Wednesday, June 2, 2010

Divine Providence

It has taken a few days to digest all of the things that happened when I went spent Friday and part of Saturday of the Memorial Day weekend at the Princeton reunion, and then Saturday night and Sunday morning at my own 25th reunion at Brown University. I predicted sentimentality, and if I had to put a theme song to the part of my own reunion that I attended, it would have to be Green Day's "Good Riddance", even if they do play it at every Bar Mitzvah and on the last day of camp. It truly reminded me that college was "the time of my life."
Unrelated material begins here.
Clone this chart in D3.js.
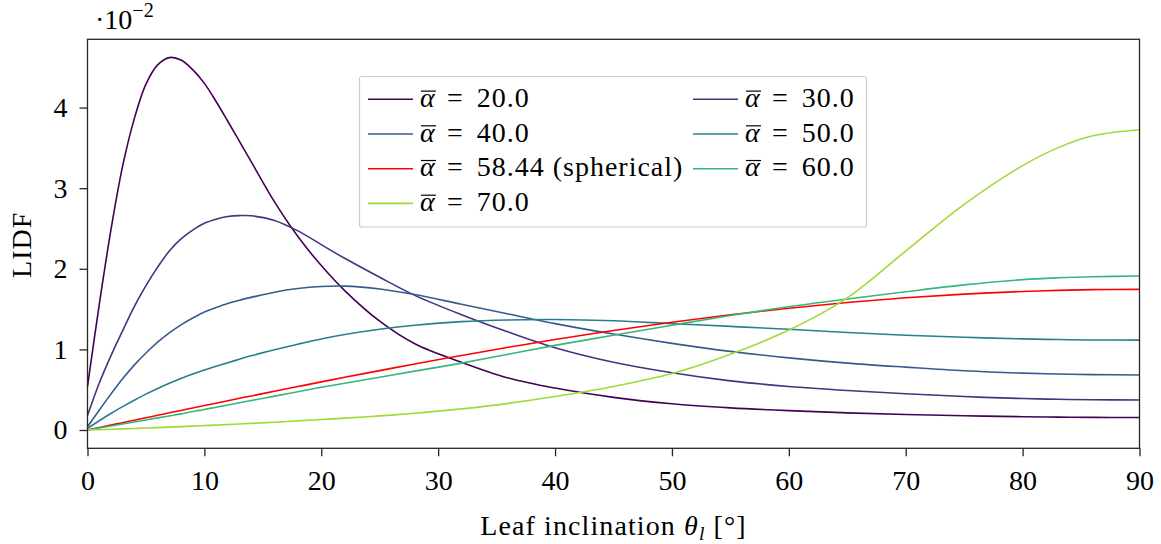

Probably the highlight of the whole weekend was reuniting with my best friend from Brown on the three and a half hour train ride from Princeton to Providence (reuniting being a euphemism for talking nonstop the entire way, including on the two trains we had to take to get to Amtrak at Penn Station in New York.)
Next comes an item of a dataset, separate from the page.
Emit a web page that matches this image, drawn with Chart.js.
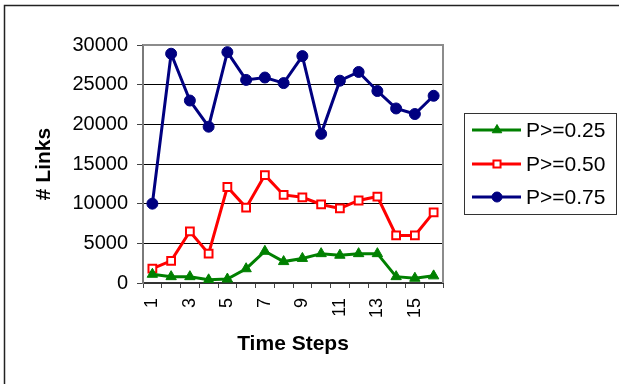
<!DOCTYPE html>
<html>
<head>
<meta charset="utf-8">
<script src="https://cdn.jsdelivr.net/npm/chart.js@4/dist/chart.umd.min.js"></script>
<style>
  html, body { margin: 0; padding: 0; background: #fff; }
  canvas { display: block; }
</style>
</head>
<body>
<canvas id="links" width="619" height="384"></canvas>
<script>
// Time steps on the category axis
const steps = ['1','2','3','4','5','6','7','8','9','10','11','12','13','14','15','16'];

// Number of links per time step for each probability threshold
const p25 = [1100, 800, 800, 400, 500, 1800, 4000, 2700, 3100, 3700, 3500, 3700, 3700, 800, 600, 900];
const p50 = [1800, 2800, 6500, 3700, 12100, 9500, 13600, 11100, 10800, 9900, 9400, 10400, 10900, 6000, 6000, 8900];
const p75 = [10000, 28900, 23000, 19700, 29100, 25600, 25900, 25200, 28600, 18800, 25500, 26600, 24200, 22000, 21300, 23600];

// Value axis ticks
const yTicks = [0, 5000, 10000, 15000, 20000, 25000, 30000];

const FONT = "'Liberation Sans', Arial, sans-serif";

// Outer frame and grey plot-area border
const framePlugin = {
  id: 'framePlugin',
  beforeDraw(chart) {
    const ctx = chart.ctx;
    ctx.save();
    ctx.strokeStyle = '#222';
    ctx.lineWidth = 1.5;
    ctx.beginPath();
    ctx.moveTo(4.5, chart.height);
    ctx.lineTo(4.5, 5.5);
    ctx.lineTo(chart.width, 5.5);
    ctx.stroke();
    ctx.restore();
  },
  beforeDatasetsDraw(chart) {
    const { ctx, chartArea: a } = chart;
    ctx.save();
    ctx.strokeStyle = '#8c8c8c';
    ctx.lineWidth = 2;
    ctx.beginPath();
    ctx.moveTo(a.left, a.top);
    ctx.lineTo(a.right, a.top);
    ctx.lineTo(a.right, a.bottom);
    ctx.stroke();
    ctx.restore();
  }
};

// Boxed legend with line + marker samples
const boxLegend = {
  id: 'boxLegend',
  afterDraw(chart) {
    const ctx = chart.ctx;
    const box = { x: 464.5, y: 113.5, w: 152, h: 101 };
    ctx.save();
    ctx.fillStyle = '#fff';
    ctx.fillRect(box.x, box.y, box.w, box.h);
    ctx.strokeStyle = '#333';
    ctx.lineWidth = 1;
    ctx.strokeRect(box.x, box.y, box.w, box.h);
    const rowY = [130, 164, 197];
    chart.data.datasets.forEach((ds, i) => {
      const y = rowY[i];
      ctx.strokeStyle = ds.borderColor;
      ctx.lineWidth = 3;
      ctx.beginPath();
      ctx.moveTo(472, y);
      ctx.lineTo(521, y);
      ctx.stroke();
      ctx.fillStyle = ds.pointBackgroundColor;
      ctx.strokeStyle = ds.pointBorderColor;
      ctx.lineWidth = ds.pointBorderWidth;
      Chart.helpers.drawPoint(ctx, {
        pointStyle: ds.pointStyle,
        radius: ds.pointRadius - 0.5,
        rotation: 0,
        borderWidth: ds.pointBorderWidth
      }, 497, y);
      ctx.fillStyle = '#000';
      ctx.font = '21px ' + FONT;
      ctx.textAlign = 'left';
      ctx.textBaseline = 'middle';
      ctx.fillText(ds.label, 526, y + 1);
    });
    ctx.restore();
  }
};

new Chart(document.getElementById('links'), {
  type: 'line',
  data: {
    labels: steps,
    datasets: [
      {
        label: 'P>=0.25',
        data: p25,
        borderColor: '#008000',
        borderWidth: 3,
        pointStyle: 'triangle',
        pointRadius: 6,
        pointBackgroundColor: '#008000',
        pointBorderColor: '#008000',
        pointBorderWidth: 1
      },
      {
        label: 'P>=0.50',
        data: p50,
        borderColor: '#ff0000',
        borderWidth: 3,
        pointStyle: 'rect',
        pointRadius: 5.5,
        pointBackgroundColor: '#ffffff',
        pointBorderColor: '#ff0000',
        pointBorderWidth: 2
      },
      {
        label: 'P>=0.75',
        data: p75,
        borderColor: '#000080',
        borderWidth: 3,
        pointStyle: 'circle',
        pointRadius: 5.5,
        pointBackgroundColor: '#000080',
        pointBorderColor: '#000080',
        pointBorderWidth: 1
      }
    ]
  },
  options: {
    responsive: false,
    animation: false,
    devicePixelRatio: 1,
    layout: { padding: { left: 0, top: 45, right: 176, bottom: 0 } },
    elements: { line: { tension: 0 } },
    plugins: {
      legend: { display: false },
      tooltip: { enabled: false }
    },
    scales: {
      x: {
        type: 'category',
        offset: true,
        afterFit(scale) { scale.height = 101; },
        grid: {
          offset: true,
          drawOnChartArea: false,
          drawTicks: true,
          tickLength: 5,
          color: '#444',
          lineWidth: 1
        },
        border: { display: true, color: '#333', width: 2 },
        ticks: {
          autoSkip: false,
          minRotation: 90,
          maxRotation: 90,
          padding: 10,
          color: '#000',
          font: { family: FONT, size: 18 },
          callback: (v, i) => (i % 2 === 0 ? steps[i] : '')
        },
        title: {
          display: true,
          text: 'Time Steps',
          color: '#000',
          font: { family: FONT, size: 21, weight: 'bold' },
          padding: { top: 0, bottom: 27 }
        }
      },
      y: {
        min: 0,
        max: 30000,
        afterFit(scale) { scale.width = 143; },
        afterBuildTicks(scale) { scale.ticks = yTicks.map(v => ({ value: v })); },
        grid: {
          drawTicks: true,
          tickLength: 6,
          color: (c) => (c.tick && c.tick.value === 30000 ? 'rgba(0,0,0,0)' : '#000'),
          tickColor: '#444',
          lineWidth: 1
        },
        border: { display: true, color: '#7a7a7a', width: 2 },
        ticks: {
          padding: 9,
          color: '#000',
          font: { family: FONT, size: 20 },
          callback: (v) => String(v)
        },
        title: {
          display: true,
          text: '# Links',
          color: '#000',
          font: { family: FONT, size: 21, weight: 'bold' },
          padding: { top: 32, bottom: 0 }
        }
      }
    }
  },
  plugins: [framePlugin, boxLegend]
});
</script>
</body>
</html>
There are some friends who we have not spoken to in five or ten or even twenty years, but it doesn't matter because when we see them again it's as if we've been checking in with them every day since our freshman year in college. We suddenly remember why this person meant so much to us, yet there's a surreal quality to the encounter given that they show up (in some cases) with their 6'2'' teenage son.

My own son (only 5'8", but still) just finished his freshman year at Brown. He came along, allegedly to visit his upper class friends who were graduating, but I think he just wanted to make sure that his mother didn't party like it was 1999. Just in case the reunion committee was serious about recreating an 80s style college "funk night" with the requisite kegs, smell of beer and vomit in the hallway afterwards, I had two glasses of Proseco at the hotel before I left. Luckily we have all grown up to appreciate an open bar (and to be able to pay for it).
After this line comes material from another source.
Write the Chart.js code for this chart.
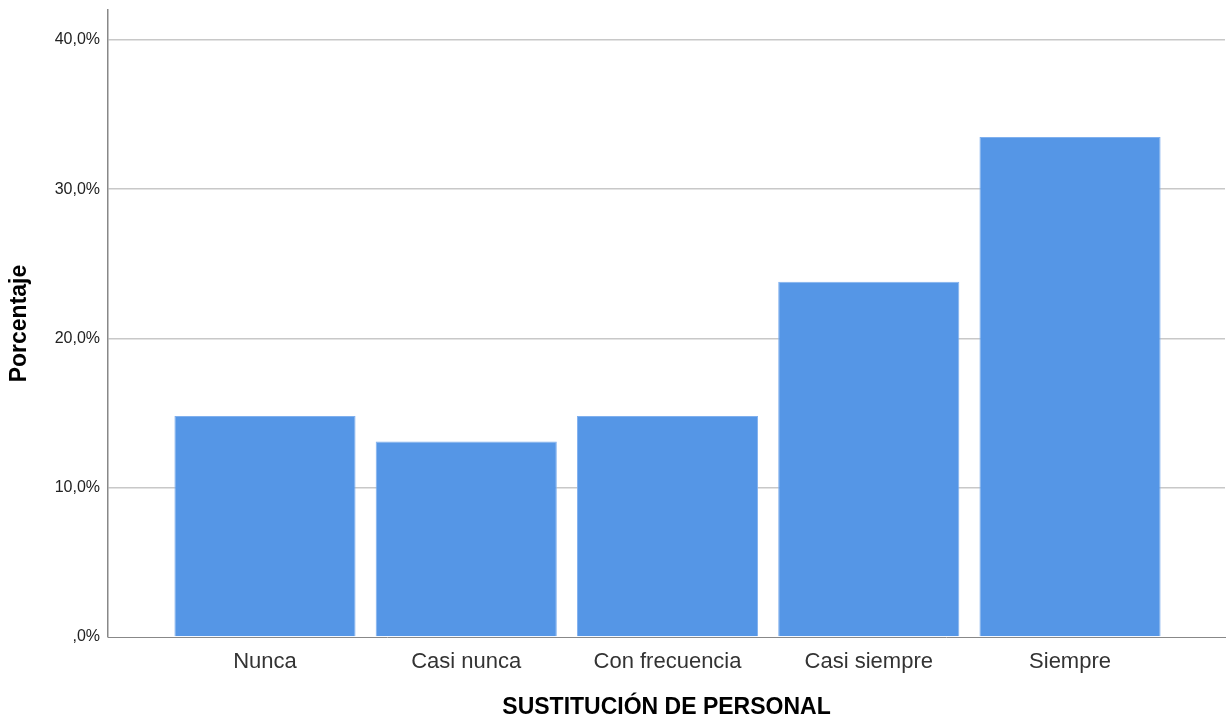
<!DOCTYPE html>
<html lang="es">
<head>
<meta charset="utf-8">
<title>Sustitución de personal</title>
<script src="https://cdn.jsdelivr.net/npm/chart.js@4"></script>
<style>
    html, body { margin: 0; padding: 0; background: #fff; }
    #wrap { width: 1232px; height: 721px; }
</style>
</head>
<body>
<div id="wrap"><canvas id="chart" width="1232" height="721"></canvas></div>
<script>
// Datos
const categories = ['Nunca', 'Casi nunca', 'Con frecuencia', 'Casi siempre', 'Siempre'];
const percentages = [14.8, 13.1, 14.8, 23.8, 33.5];
const yTicks = [0, 10, 20, 30, 40];

const fontFamily = '"Liberation Sans", Arial, sans-serif';

function formatPct(v) {
    if (v === 0) return ',0%';
    return v.toFixed(1).replace('.', ',') + '%';
}

document.addEventListener('DOMContentLoaded', () => {
    const ctx = document.getElementById('chart').getContext('2d');

    new Chart(ctx, {
        type: 'bar',
        data: {
            datasets: [{
                data: percentages.map((v, i) => ({ x: i, y: v })),
                backgroundColor: '#5596e6',
                borderColor: '#80b0ee',
                borderWidth: 1,
                barPercentage: 0.9,
                categoryPercentage: 1
            }]
        },
        options: {
            responsive: false,
            animation: false,
            layout: { padding: { left: 0, top: 10, right: 7, bottom: 0 } },
            plugins: {
                legend: { display: false },
                tooltip: { enabled: false }
            },
            scales: {
                x: {
                    type: 'linear',
                    offset: false,
                    min: -0.78,
                    max: 4.77,
                    grid: { display: false, drawTicks: false, offset: false },
                    border: { display: true, color: '#888888', width: 1 },
                    ticks: {
                        stepSize: 1,
                        includeBounds: false,
                        autoSkip: false,
                        maxRotation: 0,
                        padding: 12,
                        color: '#333333',
                        font: { family: fontFamily, size: 22 },
                        callback: (v) => categories[v] ?? ''
                    },
                    title: {
                        display: true,
                        text: 'SUSTITUCIÓN DE PERSONAL',
                        color: '#000000',
                        font: { family: fontFamily, size: 23, weight: 'bold' },
                        padding: { top: 0, bottom: 0 }
                    },
                    afterFit: (scale) => { scale.height = 84; }
                },
                y: {
                    min: 0,
                    max: 42,
                    grid: {
                        color: (c) => c.tick && c.tick.value === 0 ? 'rgba(0,0,0,0)' : '#c8c8c8',
                        lineWidth: 1.5,
                        drawTicks: false
                    },
                    border: { display: true, color: '#888888', width: 1.5 },
                    afterBuildTicks: (scale) => {
                        scale.ticks = yTicks.map(v => ({ value: v }));
                    },
                    ticks: {
                        padding: 8,
                        color: '#222222',
                        font: { family: fontFamily, size: 16 },
                        callback: (v) => formatPct(v)
                    },
                    title: {
                        display: true,
                        text: 'Porcentaje',
                        color: '#000000',
                        font: { family: fontFamily, size: 23, weight: 'bold' },
                        padding: { top: 6, bottom: 0 }
                    },
                    afterFit: (scale) => {
                        scale.width = 108;
                        scale.paddingTop = 0;
                        scale.paddingBottom = 0;
                    }
                }
            }
        }
    });
});
</script>
</body>
</html>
Even though I had the usual 'shouting match over the music' five minute conversations with most of the classmates I spoke to, I still managed to have substantive talks with two different college friends, both of whom I never see. That meant a lot to me. Also, Princeton may have the "P-rade" with its loud, outlandish orange and black costumes, but there is nothing like the Brown tradition of marching down college hill with your classmates, and then lining the hill to watch the current class of graduates march. It never fails to give me chills, despite the 85 degree weather.

Walking back up the hill, past the college and on to the main drag of Thayer street, my son said that he would prefer to have just a week off for summer and then come back to school. That, even more than the reunion itself, is how I know just how much time has passed.